| Task objective |
Copy word for word the lines in the records below, starting at the line with "Rebuild this chart" and ending at the line with "4632, 4610, 4595, 4566, 4537, 4522, 4520]". Skip the pictures.

[Start of Supplied entries]

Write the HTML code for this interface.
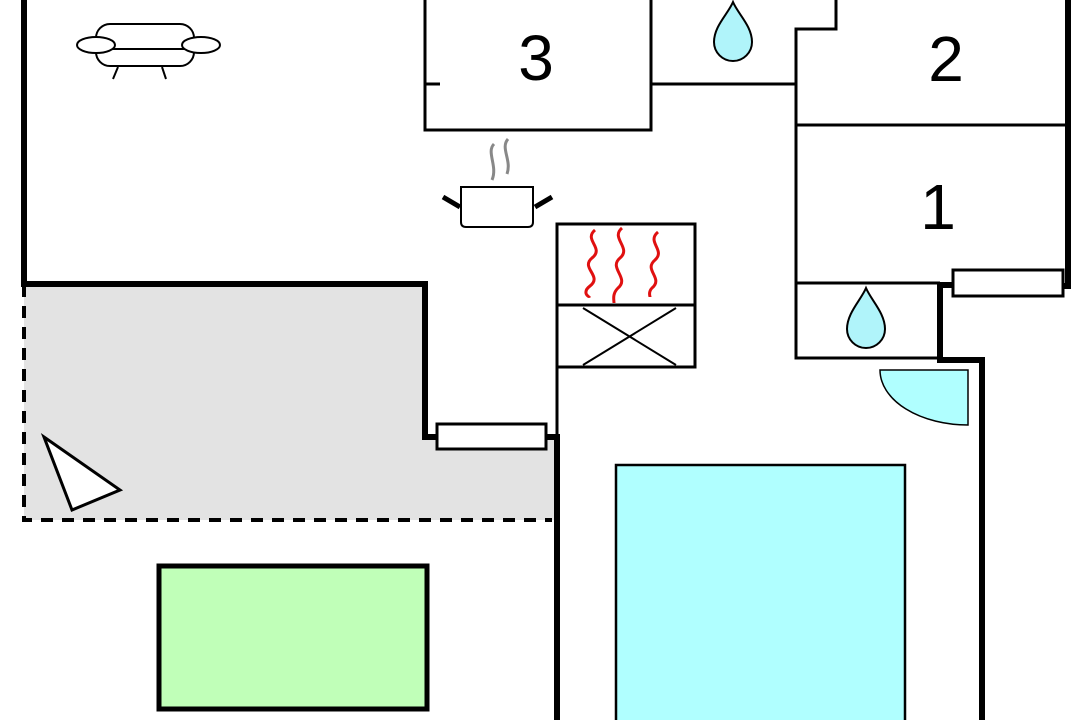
<!DOCTYPE html>
<html><head><style>html,body{margin:0;padding:0;background:#fff}svg{display:block}</style></head><body>
<svg width="1080" height="720" viewBox="0 0 1080 720" xmlns="http://www.w3.org/2000/svg">
<rect width="1080" height="720" fill="#fff"/>
<!-- gray terrace -->
<path d="M24 283 H425 V437 H557 V520 H24 Z" fill="#e3e3e3"/>
<!-- dashed -->
<path d="M24 285 V520 H552" fill="none" stroke="#000" stroke-width="4" stroke-dasharray="12 9"/>
<!-- thick walls -->
<g stroke="#000" stroke-width="6" fill="none">
<path d="M24 0 V284 H425 V437 H437"/>
<path d="M546 437 H557 V720"/>
<path d="M1068 0 V286 H1063"/>
<path d="M953 285 H940 V360 H982 V720"/>
</g>
<!-- windows -->
<rect x="437" y="424" width="109" height="25" fill="#fff" stroke="#000" stroke-width="3"/>
<rect x="953" y="270" width="110" height="26" fill="#fff" stroke="#000" stroke-width="3"/>
<!-- thin walls -->
<g stroke="#000" stroke-width="3" fill="none">
<rect x="425" y="-5" width="226" height="135"/>
<path d="M425 84 H440"/>
<path d="M651 84 H796"/>
<path d="M836 0 V29 H796 V358 H940"/>
<path d="M796 125 H1068"/>
<path d="M796 283 H940"/>
<path d="M557 437 V224 H695 V367 H557"/>
<path d="M557 305 H695"/>
<path d="M583 308 L676 365 M676 308 L583 365" stroke-width="2"/>
</g>
<!-- heat waves -->
<g stroke="#e01010" stroke-width="3" fill="none">
<path d="M595 230 C583 240,605 248,592 258 C580 268,603 276,590 286 C582 292,588 298,590 296"/>
<path d="M622 228 C610 238,632 248,620 258 C608 268,630 278,618 288 C612 294,614 300,614 303"/>
<path d="M658 232 C646 242,666 250,655 260 C643 270,664 278,652 288 C648 292,650 296,650 297"/>
</g>
<!-- pot -->
<g stroke="#000" fill="none">
<path d="M461 187 H533 V222 Q533 227 528 227 H466 Q461 227 461 222 Z" fill="#fff" stroke-width="2"/>
<path d="M443 197 L460 207 M535 207 L552 197" stroke-width="5"/>
</g>
<g stroke="#888" stroke-width="3" fill="none">
<path d="M494 144 C486 152,498 166,492 180"/>
<path d="M508 139 C500 148,512 160,507 174"/>
</g>
<!-- sofa -->
<g stroke="#000" stroke-width="2" fill="#fff">
<rect x="96" y="24" width="98" height="42" rx="14"/>
<path d="M98 49 H192"/>
<ellipse cx="96" cy="45" rx="19" ry="8"/>
<ellipse cx="201" cy="45" rx="19" ry="8"/>
<path d="M118 67 L113 79 M162 67 L166 79" fill="none"/>
</g>
<!-- drops -->
<g fill="#b0f4fa" stroke="#000" stroke-width="2">
<path d="M733 2 C738 14,752 26,752 42 A19 19 0 0 1 714 42 C714 26,728 14,733 2 Z"/>
<path d="M866 288 C871 300,885 313,885 329 A19 19 0 0 1 847 329 C847 313,861 300,866 288 Z"/>
</g>
<!-- door -->
<path d="M880 370 H968 V425 A88 55 0 0 1 880 370 Z" fill="#b0ffff" stroke="#000" stroke-width="1.5"/>
<!-- triangle -->
<path d="M44 437 L120 490 L72 510 Z" fill="#fff" stroke="#000" stroke-width="3"/>
<!-- green -->
<rect x="159" y="566" width="268" height="143" fill="#c0ffb8" stroke="#000" stroke-width="5"/>
<!-- cyan -->
<rect x="616" y="465" width="289" height="270" fill="#b0ffff" stroke="#000" stroke-width="2.5"/>
<!-- labels -->
<g font-family="Liberation Sans, sans-serif" font-size="64" fill="#000" text-anchor="middle">
<text x="536" y="80">3</text>
<text x="946" y="81">2</text>
<text x="938" y="229">1</text>
</g>
</svg>
</body></html>
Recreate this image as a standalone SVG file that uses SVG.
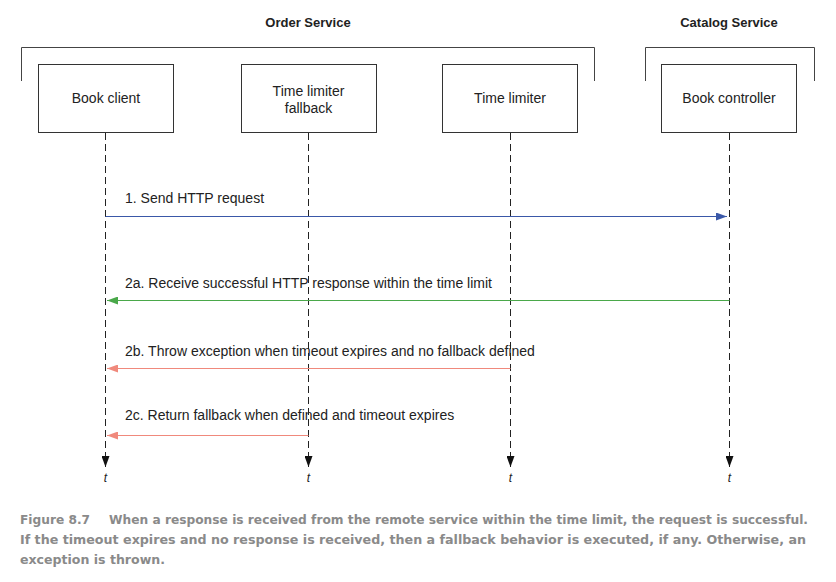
<svg xmlns="http://www.w3.org/2000/svg" width="836" height="582" viewBox="0 0 836 582">
<style>
.box{fill:#fff;stroke:#333;stroke-width:1}
.lbl{font-family:"Liberation Sans",Arial,sans-serif;font-size:14px;fill:#222}
.hdr{font-family:"Liberation Sans",Arial,sans-serif;font-size:13px;font-weight:bold;fill:#222}
.life{stroke:#222;stroke-width:1;stroke-dasharray:7,4;fill:none}
.brk{fill:none;stroke:#444;stroke-width:1}
.t{font-family:"Liberation Sans",Arial,sans-serif;font-size:12px;font-style:italic;fill:#222}
.cap{font-family:"DejaVu Sans Condensed","Liberation Sans",sans-serif;font-size:13px;font-weight:bold;fill:#8a8a8a}
</style>
<defs>
<marker id="down" markerWidth="12" markerHeight="8" refX="11" refY="4" orient="auto" markerUnits="userSpaceOnUse" viewBox="0 0 12 8"><path d="M0,0 L11,4 L0,8 Z" fill="#111"/></marker>
<marker id="ab" markerWidth="12" markerHeight="8" refX="11" refY="4" orient="auto" markerUnits="userSpaceOnUse" viewBox="0 0 12 8"><path d="M0,0 L11,4 L0,8 Z" fill="#3a58a8"/></marker>
<marker id="ag" markerWidth="12" markerHeight="8" refX="11" refY="4" orient="auto" markerUnits="userSpaceOnUse" viewBox="0 0 12 8"><path d="M0,0 L11,4 L0,8 Z" fill="#4aa84a"/></marker>
<marker id="ar" markerWidth="12" markerHeight="8" refX="11" refY="4" orient="auto" markerUnits="userSpaceOnUse" viewBox="0 0 12 8"><path d="M0,0 L11,4 L0,8 Z" fill="#f0897c"/></marker>
</defs>
<rect width="836" height="582" fill="#fff"/>
<g id="order-service">
<text class="hdr" x="308" y="27" text-anchor="middle">Order Service</text>
<path class="brk" d="M21.5,81 V47.5 H594.5 V81"/>
</g>
<g id="catalog-service">
<text class="hdr" x="729" y="27" text-anchor="middle">Catalog Service</text>
<path class="brk" d="M645.5,81 V47.5 H814.5 V81"/>
</g>
<g id="connectors">
<line class="life" x1="105.5" y1="133" x2="105.5" y2="467" marker-end="url(#down)"/>
<line class="life" x1="308.5" y1="133" x2="308.5" y2="467" marker-end="url(#down)"/>
<line class="life" x1="510.5" y1="133" x2="510.5" y2="467" marker-end="url(#down)"/>
<line class="life" x1="729.5" y1="133" x2="729.5" y2="467" marker-end="url(#down)"/>
<line x1="105.5" y1="216.5" x2="727" y2="216.5" stroke="#3a58a8" stroke-width="1.2" marker-end="url(#ab)"/>
<text class="lbl" x="125" y="203">1. Send HTTP request</text>
<line x1="729.5" y1="300.5" x2="107" y2="300.5" stroke="#4aa84a" stroke-width="1.2" marker-end="url(#ag)"/>
<text class="lbl" x="125" y="288">2a. Receive successful HTTP response within the time limit</text>
<line x1="510.5" y1="368.5" x2="107" y2="368.5" stroke="#f0897c" stroke-width="1.2" marker-end="url(#ar)"/>
<text class="lbl" x="125" y="356">2b. Throw exception when timeout expires and no fallback defined</text>
<line x1="308.5" y1="435.5" x2="107" y2="435.5" stroke="#f0897c" stroke-width="1.2" marker-end="url(#ar)"/>
<text class="lbl" x="125" y="420">2c. Return fallback when defined and timeout expires</text>
<text class="t" x="105.5" y="482" text-anchor="middle">t</text>
<text class="t" x="308.5" y="482" text-anchor="middle">t</text>
<text class="t" x="510.5" y="482" text-anchor="middle">t</text>
<text class="t" x="729.5" y="482" text-anchor="middle">t</text>
</g>
<g id="book-client">
<rect class="box" x="38.5" y="64.5" width="135" height="68"/>
<text class="lbl" x="106" y="103" text-anchor="middle">Book client</text>
</g>
<g id="time-limiter-fallback">
<rect class="box" x="241.5" y="64.5" width="135" height="68"/>
<text class="lbl" x="308.5" y="96" text-anchor="middle">Time limiter</text>
<text class="lbl" x="308.5" y="113" text-anchor="middle">fallback</text>
</g>
<g id="time-limiter">
<rect class="box" x="442.5" y="64.5" width="135" height="68"/>
<text class="lbl" x="510" y="103" text-anchor="middle">Time limiter</text>
</g>
<g id="book-controller">
<rect class="box" x="661.5" y="64.5" width="135" height="68"/>
<text class="lbl" x="729" y="103" text-anchor="middle">Book controller</text>
</g>
<g id="caption">
<text class="cap" x="20" y="524" textLength="70" lengthAdjust="spacingAndGlyphs">Figure 8.7</text>
<text class="cap" x="109" y="524" textLength="699" lengthAdjust="spacingAndGlyphs">When a response is received from the remote service within the time limit, the request is successful.</text>
<text class="cap" x="20" y="544" textLength="786" lengthAdjust="spacingAndGlyphs">If the timeout expires and no response is received, then a fallback behavior is executed, if any. Otherwise, an</text>
<text class="cap" x="20" y="564" textLength="145" lengthAdjust="spacingAndGlyphs">exception is thrown.</text>
</g>
</svg>
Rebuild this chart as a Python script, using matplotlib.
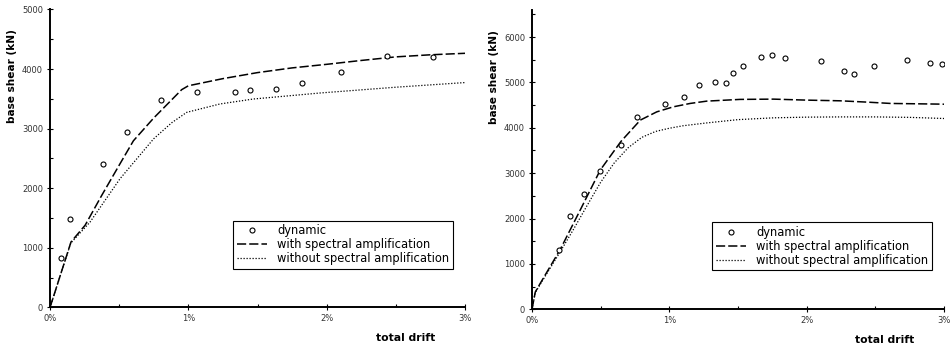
import matplotlib
matplotlib.use("Agg")
import matplotlib.pyplot as plt
from matplotlib.ticker import MultipleLocator, FuncFormatter

# ---------------- data: left panel ----------------
L_dyn_x = [0.080, 0.145, 0.386, 0.557, 0.800, 1.060, 1.337, 1.443, 1.636, 1.819, 2.106, 2.436, 2.766]
L_dyn_y = [836, 1477, 2402, 2949, 3484, 3618, 3618, 3657, 3673, 3763, 3947, 4225, 4203]

L_with_x = [0, 0.152, 0.254, 0.374, 0.506, 0.603, 0.75, 0.952, 1.0, 1.25, 1.5, 1.75, 2.0, 2.25, 2.5, 2.75, 3.0]
L_with_y = [0, 1100, 1380, 1881, 2411, 2797, 3180, 3655, 3720, 3840, 3941, 4020, 4080, 4145, 4205, 4240, 4265]

L_wo_x = [0, 0.15, 0.29, 0.423, 0.506, 0.749, 0.88, 0.988, 1.229, 1.47, 1.952, 2.5, 3.0]
L_wo_y = [0, 1080, 1435, 1881, 2160, 2830, 3100, 3274, 3415, 3498, 3599, 3696, 3774]

# ---------------- data: right panel ----------------
R_dyn_x = [0.199, 0.279, 0.381, 0.497, 0.648, 0.764, 0.970, 1.108, 1.218, 1.334, 1.412, 1.463,
           1.538, 1.669, 1.749, 1.841, 2.105, 2.273, 2.346, 2.489, 2.729, 2.896, 2.988]
R_dyn_y = [1306, 2054, 2531, 3052, 3617, 4241, 4534, 4681, 4952, 5011, 4996, 5202,
           5356, 5561, 5613, 5547, 5473, 5246, 5187, 5363, 5495, 5437, 5414]

R_with_x = [0, 0.024, 0.06, 0.206, 0.35, 0.497, 0.648, 0.789, 0.909, 1.03, 1.152, 1.273, 1.515,
            1.758, 2.0, 2.244, 2.44, 2.61, 2.97, 3.0]
R_with_y = [0, 380, 570, 1320, 2180, 3068, 3700, 4170, 4352, 4463, 4537, 4588, 4626,
            4632, 4610, 4595, 4566, 4537, 4522, 4520]

R_wo_x = [0, 0.024, 0.06, 0.206, 0.3, 0.4, 0.5, 0.6, 0.7, 0.8, 0.9, 1.0, 1.1, 1.274, 1.5,
          1.76, 2.0, 2.25, 2.5, 2.75, 3.0]
R_wo_y = [0, 370, 550, 1270, 1750, 2280, 2800, 3230, 3560, 3790, 3920, 3990, 4045, 4108, 4180,
          4220, 4235, 4240, 4240, 4230, 4205]

x_ticks = [0, 1, 2, 3]
legend_labels = ["dynamic", "with spectral amplification", "without spectral amplification"]

fig = plt.figure(figsize=(9.52, 3.45), dpi=100)
plt.rcParams['font.family'] = ['DejaVu Sans']

tick_col = '#333333'


def draw(ax, dx, dy, wx, wy, ox, oy, ymax, ymajor):
    ax.plot(dx, dy, linestyle='none', marker='o', markersize=3.6,
            markerfacecolor='white', markeredgecolor='black', markeredgewidth=0.8,
            label=legend_labels[0], zorder=3)
    l1, = ax.plot(wx, wy, color='black', lw=1.1, label=legend_labels[1])
    l1.set_dashes((6, 2))
    l2, = ax.plot(ox, oy, color='black', lw=0.9, label=legend_labels[2])
    l2.set_dashes((1, 1.4))
    ax.set_xlim(0, 3)
    ax.set_ylim(0, ymax)
    ax.set_xticks(x_ticks)
    ax.xaxis.set_major_formatter(FuncFormatter(lambda v, p: f"{int(round(v))}%"))
    ax.xaxis.set_minor_locator(MultipleLocator(0.5))
    ax.yaxis.set_major_locator(MultipleLocator(ymajor))
    ax.yaxis.set_minor_locator(MultipleLocator(ymajor / 2))
    for s in ['top', 'right']:
        ax.spines[s].set_visible(False)
    for s in ['left', 'bottom']:
        ax.spines[s].set_linewidth(1.4)
    ax.tick_params(which='major', direction='inout', length=4, width=0.8,
                   labelsize=6, labelcolor=tick_col, pad=3)
    ax.tick_params(which='minor', direction='in', length=2.5, width=0.8)
    ax.text(-0.091, 0.776, "base shear (kN)", transform=ax.transAxes, rotation=90,
            ha='center', va='center', fontsize=7.6, fontweight='bold')
    ax.text(0.856, -0.102, "total drift", transform=ax.transAxes,
            ha='center', va='center', fontsize=7.8, fontweight='bold')
    leg = ax.legend(loc='lower right', bbox_to_anchor=(0.97, 0.13), fontsize=8.3,
                    frameon=True, fancybox=False, edgecolor='black', framealpha=1,
                    handlelength=2.6, handletextpad=0.9, borderpad=0.3, labelspacing=0.1,
                    borderaxespad=0)
    leg.get_frame().set_linewidth(0.8)


axL = fig.add_axes([0.0525, 0.1087, 0.436, 0.8638])
draw(axL, L_dyn_x, L_dyn_y, L_with_x, L_with_y, L_wo_x, L_wo_y, 5000, 1000)

axR = fig.add_axes([0.5588, 0.1035, 0.4328, 0.868])
draw(axR, R_dyn_x, R_dyn_y, R_with_x, R_with_y, R_wo_x, R_wo_y, 6600, 1000)

fig.savefig("out.png", dpi=100)
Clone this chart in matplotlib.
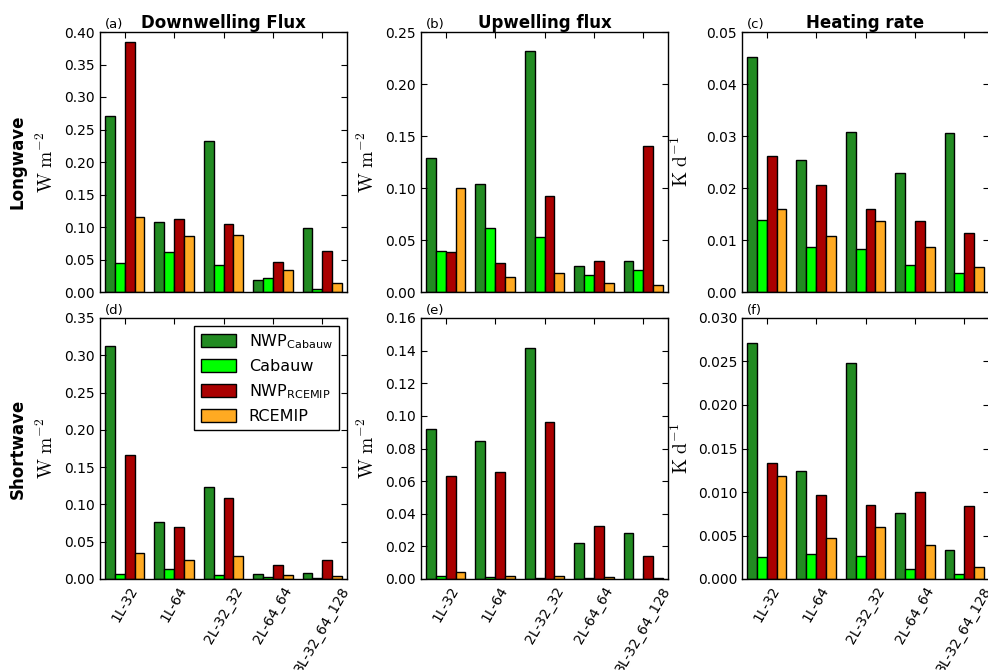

[End of Supplied entries]

| Result for this exercise |
Rebuild this chart as a Python script, using matplotlib.
import matplotlib
matplotlib.use("Agg")
import matplotlib.pyplot as plt
from matplotlib.ticker import MultipleLocator, FuncFormatter

# ---------------- data: left panel ----------------
L_dyn_x = [0.080, 0.145, 0.386, 0.557, 0.800, 1.060, 1.337, 1.443, 1.636, 1.819, 2.106, 2.436, 2.766]
L_dyn_y = [836, 1477, 2402, 2949, 3484, 3618, 3618, 3657, 3673, 3763, 3947, 4225, 4203]

L_with_x = [0, 0.152, 0.254, 0.374, 0.506, 0.603, 0.75, 0.952, 1.0, 1.25, 1.5, 1.75, 2.0, 2.25, 2.5, 2.75, 3.0]
L_with_y = [0, 1100, 1380, 1881, 2411, 2797, 3180, 3655, 3720, 3840, 3941, 4020, 4080, 4145, 4205, 4240, 4265]

L_wo_x = [0, 0.15, 0.29, 0.423, 0.506, 0.749, 0.88, 0.988, 1.229, 1.47, 1.952, 2.5, 3.0]
L_wo_y = [0, 1080, 1435, 1881, 2160, 2830, 3100, 3274, 3415, 3498, 3599, 3696, 3774]

# ---------------- data: right panel ----------------
R_dyn_x = [0.199, 0.279, 0.381, 0.497, 0.648, 0.764, 0.970, 1.108, 1.218, 1.334, 1.412, 1.463,
           1.538, 1.669, 1.749, 1.841, 2.105, 2.273, 2.346, 2.489, 2.729, 2.896, 2.988]
R_dyn_y = [1306, 2054, 2531, 3052, 3617, 4241, 4534, 4681, 4952, 5011, 4996, 5202,
           5356, 5561, 5613, 5547, 5473, 5246, 5187, 5363, 5495, 5437, 5414]

R_with_x = [0, 0.024, 0.06, 0.206, 0.35, 0.497, 0.648, 0.789, 0.909, 1.03, 1.152, 1.273, 1.515,
            1.758, 2.0, 2.244, 2.44, 2.61, 2.97, 3.0]
R_with_y = [0, 380, 570, 1320, 2180, 3068, 3700, 4170, 4352, 4463, 4537, 4588, 4626,
            4632, 4610, 4595, 4566, 4537, 4522, 4520]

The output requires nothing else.